Products of a more genteel culture, on the surface, Europeans generally don’t get the ruff-and-tumble of U.S. democracy, where people pick the president, not a parliament or more authoritarian regimes where prime ministers or presidents have no term limits. Every four years, at a cost of billions of dollars, voters pick a new president or stick with the old one but only for a maximum of eight years. U.S. senators have more longevity with six-year terms with House members having two-year terms but without term limits. Europe, of course, doesn’t like criticism, something 74-year-old President Donald Trump wasn’t shy about dishing out, especially when it came to NATO’s mutual defense treaty, where EU countries didn’t pony up to Trump’s liking. Members of the British parliament weren’t too happy with Trump backing the Brexit movement, to vote to remove the U.K. from the European Union.
Trump’s been unlike any other U.S. president because he comes from the private business background, where things get done behind closed doors with colorful language, something appreciated by many of Trump’s loyal followers. Trump’s fans like his brashness, something seen as a cherished American value, swashbuckling and bold, often viewed as obnoxious by Europeans. No where on the planet was Trump reviled more than in the U.S. media, who felt humiliated when he was elected in 2016, after they all endorsed his challenger former Secretary of State Hillary Rodham Clinton. When Trump won in 2016, it started a ongoing war with the press, working in overdrive to see Trump removed from office. U.S. mainstream press made a secret pact with Democrats to oust Trump from office. Lying, cheating, distorting, fabricating anything possible to toss Trump from office.
Trump endured four years of FBI investigations all based on fake evidence, manufactured by former MI6 agent Christopher Steele to help Hillary beat Trump in 2016. Accused of being a Russian asset, the media, and House Democrats tried to hound Trump out of office. Nowhere in the world other than the most corrupt regimes are politicians framed by their press with no evidence, just writing gossip, innuendo, flat out lies, the most vicious disinformation and propaganda in the world today. No where except the most repressive regimes, where there is no Free Press, does the press censor compelling information about a presidential candidate. U.S. press in the 2020 election censored compelling information about former Vice President Joe Biden and his family’s corrupt business deals in China, Russia and Ukraine. Yet Biden stands almost victorious today unseating Trump.

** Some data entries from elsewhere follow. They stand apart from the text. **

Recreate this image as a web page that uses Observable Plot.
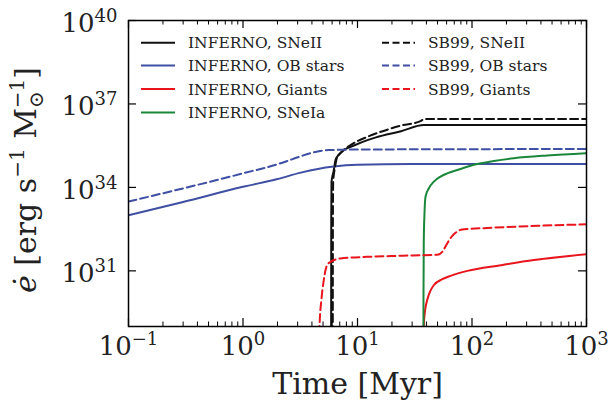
<!DOCTYPE html>
<html><head><meta charset="utf-8">
<script src="https://cdn.jsdelivr.net/npm/d3@7"></script>
<script src="https://cdn.jsdelivr.net/npm/@observablehq/plot@0.6"></script>
<style>body{margin:0;background:#fff} #chart svg{display:block}</style>
</head><body><div id="chart"></div>
<script>
// ---- data (time in Myr, energy rate in erg s^-1 Msun^-1) ----
const infSNII_t = [5.88, 5.9, 5.93, 6.2, 6.43, 6.87, 7.6, 9.3, 12.2, 14.5, 24, 38, 1000];
const infSNII_e = [1e27, 1.0e33, 1.6e34, 4.0e34, 9.8e34, 1.5e35, 2.2e35, 3.2e35, 5.0e35, 6.3e35, 1.05e36, 1.74e36, 1.74e36];

const sbSNII_t = [6.08, 6.1, 6.13, 6.35, 6.6, 7.1, 8.7, 12.2, 16, 23.8, 35.5, 38.5, 1000];
const sbSNII_e = [1e27, 1.0e33, 1.6e34, 5.0e34, 1.15e35, 1.7e35, 3.3e35, 6.6e35, 1.0e36, 1.66e36, 2.4e36, 2.9e36, 2.9e36];

const infOB_t = [0.1, 0.3, 1.0, 2.0, 3.2, 4.5, 6.2, 10, 30, 1000];
const infOB_e = [1.0e33, 3.0e33, 1.05e34, 2.0e34, 3.4e34, 4.6e34, 5.6e34, 6.5e34, 6.9e34, 6.9e34];

const sbOB_t = [0.1, 1.0, 2.0, 3.2, 3.8, 4.6, 5.6, 10, 1000];
const sbOB_e = [3.1e33, 3.2e34, 6.8e34, 1.32e35, 1.66e35, 2.0e35, 2.2e35, 2.3e35, 2.4e35];

const infGiants_t = [37.5, 38.0, 39.0, 40.6, 43, 46.5, 55, 65, 91, 178, 347, 1000];
const infGiants_e = [1e27, 1.3e29, 4.0e29, 8.9e29, 1.8e30, 3.1e30, 5.0e30, 6.6e30, 1.0e31, 1.6e31, 2.45e31, 4.0e31];

const sbGiants_t = [4.6, 4.66, 4.85, 5.05, 5.35, 5.7, 7.1, 12.2, 25, 50, 55, 60, 67, 74, 80, 150, 400, 1000];
const sbGiants_e = [1e27, 1.0e29, 1.0e30, 4.0e30, 1.4e31, 2.0e31, 2.8e31, 3.2e31, 3.5e31, 3.8e31, 4.8e31, 8.9e31, 1.78e32, 2.57e32, 3.0e32, 3.55e32, 4.2e32, 4.7e32];

const infSNIa_t = [37.6, 37.7, 37.9, 38.5, 39.3, 42, 46.5, 53.1, 60.7, 79.4, 104, 155, 232, 453, 1000];
const infSNIa_e = [1e27, 1.0e30, 1.0e32, 1.3e33, 4.7e33, 9.3e33, 1.62e34, 2.45e34, 3.2e34, 4.6e34, 6.5e34, 8.9e34, 1.12e35, 1.41e35, 1.7e35];

const seriesNames = ["INFERNO, SNeII", "INFERNO, OB stars", "INFERNO, Giants", "INFERNO, SNeIa", "SB99, SNeII", "SB99, OB stars", "SB99, Giants"];
const seriesT = [infSNII_t, infOB_t, infGiants_t, infSNIa_t, sbSNII_t, sbOB_t, sbGiants_t];
const seriesE = [infSNII_e, infOB_e, infGiants_e, infSNIa_e, sbSNII_e, sbOB_e, sbGiants_e];
const seriesColor = ["#111111", "#3f4fa3", "#e8151c", "#1a873a", "#111111", "#3f4fa3", "#e8151c"];
const seriesDash = [null, null, null, null, "8,4", "8,4", "8,4"];

const xMajor = [0.1, 1, 10, 100, 1000];
const xMinor = [0.2,0.3,0.4,0.5,0.6,0.7,0.8,0.9, 2,3,4,5,6,7,8,9, 20,30,40,50,60,70,80,90, 200,300,400,500,600,700,800,900];
const yMajor = [1e31, 1e34, 1e37, 1e40];

const rows = [];
seriesNames.forEach((name, i) => seriesT[i].forEach((t, j) => rows.push({series: name, t, e: seriesE[i][j]})));

const W = 611, H = 401, ML = 128, MR = 25, MT = 20, MB = 75;
const FW = W - ML - MR, FH = H - MT - MB;
const FONT = "DejaVu Serif";

const lineMarks = [0,1,2,3,4,5,6].map(i => Plot.line(rows.filter(r => r.series === seriesNames[i]), {
  x: "t", y: "e", stroke: seriesColor[i], strokeWidth: 2, strokeDasharray: seriesDash[i],
  curve: "monotone-x", clip: true
}));

const plot = Plot.plot({
  width: W, height: H,
  marginLeft: ML, marginRight: MR, marginTop: MT, marginBottom: MB,
  style: {fontFamily: FONT, background: "white", color: "black"},
  x: {type: "log", domain: [0.1, 1000]},
  y: {type: "log", domain: [1e29, 1e40]},
  marks: [
    ...lineMarks,
    Plot.tickX(xMajor, {x: d => d, insetTop: FH - 8, stroke: "black", strokeWidth: 1.2}),
    Plot.tickX(xMajor, {x: d => d, insetBottom: FH - 8, stroke: "black", strokeWidth: 1.2}),
    Plot.tickX(xMinor, {x: d => d, insetTop: FH - 4.5, stroke: "black", strokeWidth: 1}),
    Plot.tickX(xMinor, {x: d => d, insetBottom: FH - 4.5, stroke: "black", strokeWidth: 1}),
    Plot.tickY(yMajor, {y: d => d, insetRight: FW - 8, stroke: "black", strokeWidth: 1.2}),
    Plot.tickY(yMajor, {y: d => d, insetLeft: FW - 8, stroke: "black", strokeWidth: 1.2}),
    Plot.frame({stroke: "black", strokeWidth: 1.5}),
    Plot.axisX(xMajor, {tickSize: 0, tickPadding: 10, fontSize: 26, fill: "#222",
      tickFormat: d => "10^" + Math.round(Math.log10(d)), label: null}),
    Plot.axisY(yMajor, {tickSize: 0, tickPadding: 11, fontSize: 26, fill: "#222", dy: 3,
      tickFormat: d => "10^" + Math.round(Math.log10(d)), label: null}),
    Plot.text(["Time [Myr]"], {frameAnchor: "bottom", dy: 67, lineAnchor: "bottom", fontSize: 30, fill: "#222"})
  ]
});

document.getElementById("chart").appendChild(plot);
const svg = d3.select(plot);

// superscript exponents on tick labels
svg.selectAll("text").each(function() {
  const m = /^10\^(-?\d+)$/.exec(this.textContent);
  if (!m) return;
  const el = d3.select(this);
  el.text("10");
  el.append("tspan").attr("dy", -10).attr("font-size", 18).text(m[1].replace("-", "\u2212"));
});

// y-axis label
const yl = svg.append("text")
  .attr("transform", `translate(36,180) rotate(-90)`)
  .attr("text-anchor", "middle").attr("font-family", FONT).attr("font-size", 30).attr("fill", "#222");
yl.append("tspan").attr("font-style", "italic").text("\u0117");
yl.append("tspan").text(" [erg s");
yl.append("tspan").attr("dy", -12).attr("font-size", 20).text("\u22121");
yl.append("tspan").attr("dy", 12).text(" M");
yl.append("tspan").attr("dy", 7).attr("font-size", 20).text("\u2299");
yl.append("tspan").attr("dx", -17).attr("dy", -19).attr("font-size", 20).text("\u22121");
yl.append("tspan").attr("dy", 12).text("]");

// legend
const leg = svg.append("g").attr("font-family", FONT).attr("font-size", 15.5).attr("fill", "#222").attr("text-anchor", "start");
const legCols = [{x0: 141, x1: 175, tx: 188}, {x0: 382, x1: 415, tx: 428}];
const legRows = [42.7, 65.5, 89, 112.5];
seriesNames.forEach((name, i) => {
  const c = legCols[i < 4 ? 0 : 1], r = legRows[i < 4 ? i : i - 4];
  leg.append("line").attr("x1", c.x0).attr("x2", c.x1).attr("y1", r).attr("y2", r)
    .attr("stroke", seriesColor[i]).attr("stroke-width", 2)
    .attr("stroke-dasharray", seriesDash[i] ? "7,3.5" : null);
  leg.append("text").attr("x", c.tx).attr("y", r + 5.5).attr("text-anchor", "start").text(name);
});
</script>
</body></html>
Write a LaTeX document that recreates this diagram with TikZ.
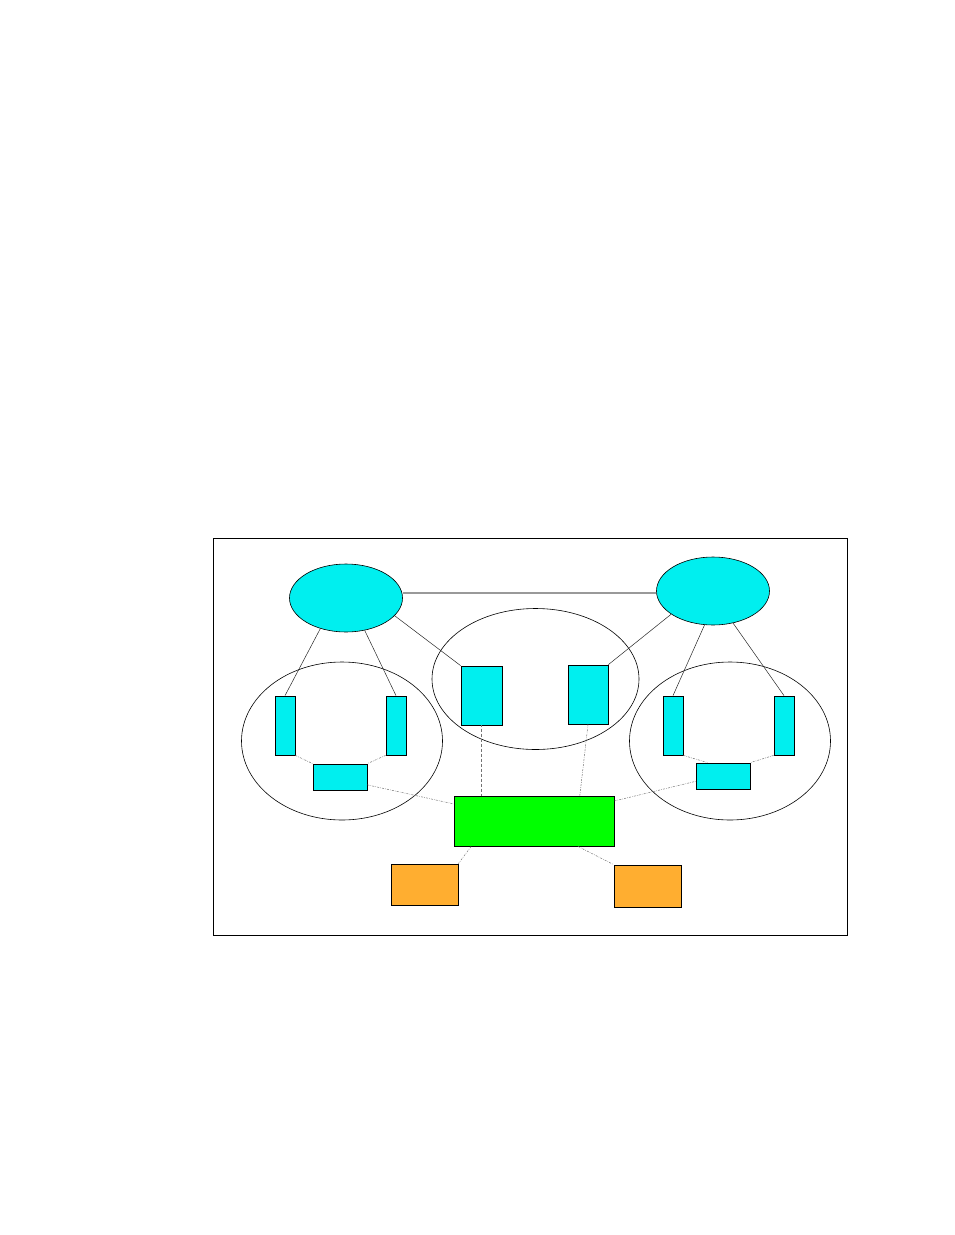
\documentclass[tikz,border=0pt]{standalone}
\usepackage{tikz}
\usetikzlibrary{shapes.geometric}
\definecolor{netcyan}{RGB}{0,239,239}
\definecolor{hubgreen}{RGB}{0,255,0}
\definecolor{outorange}{RGB}{255,174,48}
\tikzset{
    box/.style = {
        draw,
        shape=rectangle,
        fill=netcyan,
        inner sep=0pt,
        line width=0.8pt
    },
    net/.style = {
        draw,
        shape=ellipse,
        fill=netcyan,
        inner sep=0pt,
        minimum width=113pt,
        minimum height=68pt,
        line width=0.6pt
    },
    zone/.style = {
        draw,
        shape=ellipse,
        inner sep=0pt,
        line width=0.6pt
    },
    link/.style = {
        draw,
        line width=0.5pt,
        black!85
    },
    weak/.style = {
        draw,
        line width=0.5pt,
        black!55,
        dash pattern=on 2pt off 1.2pt on 0.6pt off 1.2pt
    },
}
\begin{document}
\begin{tikzpicture}[x=1pt,y=-1pt]
                \useasboundingbox (0,0) rectangle (954,1235);
                \draw[line width=0.8pt] (213,538) rectangle (847,935);

                \node[zone, minimum width=201pt, minimum height=158pt] (lzone) at (342,741) {};
                \node[zone, minimum width=207pt, minimum height=141pt] (mzone) at (535.5,679) {};
                \node[zone, minimum width=201pt, minimum height=158pt] (rzone) at (730,741) {};

                \node[net] (lnet) at (346,598) {};
                \node[net] (rnet) at (713,591) {};

                \node[box, minimum width=20pt, minimum height=59pt] (la) at (285,725.5) {};
                \node[box, minimum width=20pt, minimum height=59pt] (lb) at (396,725.5) {};
                \node[box, minimum width=54pt, minimum height=26pt] (lc) at (340,777) {};
                \node[box, minimum width=41pt, minimum height=59pt] (ma) at (481.5,695.5) {};
                \node[box, minimum width=40pt, minimum height=59pt] (mb) at (588,694.5) {};
                \node[box, minimum width=20pt, minimum height=59pt] (ra) at (673,725.5) {};
                \node[box, minimum width=20pt, minimum height=59pt] (rb) at (784,725.5) {};
                \node[box, minimum width=54pt, minimum height=26pt] (rc) at (723,776) {};

                \node[box, fill=hubgreen, minimum width=160pt, minimum height=50pt] (hub) at (534,821) {};
                \node[box, fill=outorange, minimum width=67pt, minimum height=41pt] (lout) at (424.5,884.5) {};
                \node[box, fill=outorange, minimum width=67pt, minimum height=42pt] (rout) at (647.5,886) {};

                \path[draw, black!40, line width=1.2pt] (lnet.east |- 0,593) -- (rnet.west |- 0,593);

                \path[link] (lnet.230) -- (la.north);
                \path[link] (lnet.300) -- (lb.north);
                \path[link] (lnet.340) -- (ma.north west);
                \path[link] (rnet.209) -- (mb.north east);
                \path[link] (rnet.256) -- (ra.north);
                \path[link] (rnet.302) -- (rb.north);

                \path[weak] (la.south east) -- (lc.north west);
                \path[weak] (lb.south west) -- (lc.north east);
                \path[weak] (lc.344) -- (hub.168);
                \path[weak] (ma.south) -- (ma.south |- hub.north);
                \path[weak] (mb.south) -- (hub.29);
                \path[weak] (hub.14) -- (rc.191);
                \path[weak] (ra.south east) -- (rc.139);
                \path[weak] (rb.south west) -- (rc.north east);
                \path[weak] (hub.202) -- (lout.north east);
                \path[weak] (hub.330) -- (rout.north west);
\end{tikzpicture}
\end{document}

Europeans have strong opinions about Trump because he doesn’t mince words, tells it like it is and calls out politicians for corruption and disastrous domestic and foreign policies. Trump, at least for four years, broke the costly U.S. cycle of funding and participating in endless Mideast wars. Biden, now minutes away from declaring victory, was responsible, together with his boss former President Barack Obama, for toppling Col Muammar Gaddafi and backing a nine-year-old Saudi-funded proxy war to topple Syrian President Bashar al-Assad. Al-Assad is a president like North Korea’s Kim Jong-un, a ruthless dictator responsible for genocide in their countries. Yet Obama and Biden drove 15 million Syrians into refugees, killing 500,000, creating the worst humanitarian crisis since WW II. Obama and Biden’s foreign policy pushed the U.K. into Brexit, practically breaking the EU.
German Foreign Minister Heiko Maas urged both sides in the U.S. to resolve the election peacefully. “America is more than a none-man show. Anyone who continues to pour oil on the fire in a situation like this sis acting irresponsibly,” Maas said, referring to Trump. But Maas really doesn’t get U.S. politics, for better or worse, works out its problems one way or another. Trump has a right to question whether voter fraud by the Democrat Party ousted him from office. From Trump’s perspective, when he spoke to supporters at the White House early more Nov. 4, he was well ahead, looking like he was coasting to a second term. Then, suddenly, his fortunes changed, with Biden making up ground and overtaking him in Wisconsin and Michigan, then making inroads in Pennsylvania where Trump held a commanding 14-point lead. That lead is now under two percent, with more votes counted.
Foreigners, especially Europeans, don’t understand American democracy, including the rough-and-tumble of elections. With Biden closing in on 270 Electoral Votes, all the chatter coming across the pond will start to fade, while today’s foreign press reports make it look like the U.S. is close to civil war. “Now is the time to keep a cool head until an independently determined result is available,” Maas said, telling his European counterparts to trust the process. EU officials would of course prefer to see Biden president, getting back to more traditional diplomacy, tossed out the window when Trump became president. Biden, like his boss Obama, will get back to global diplomacy, with the U.S. taking more collective action, rather than Trump “America First” approach. Trump’s legal battles should be of no concern to anyone, knowing that when Biden hits 270 Electoral votes, it’s a done deal.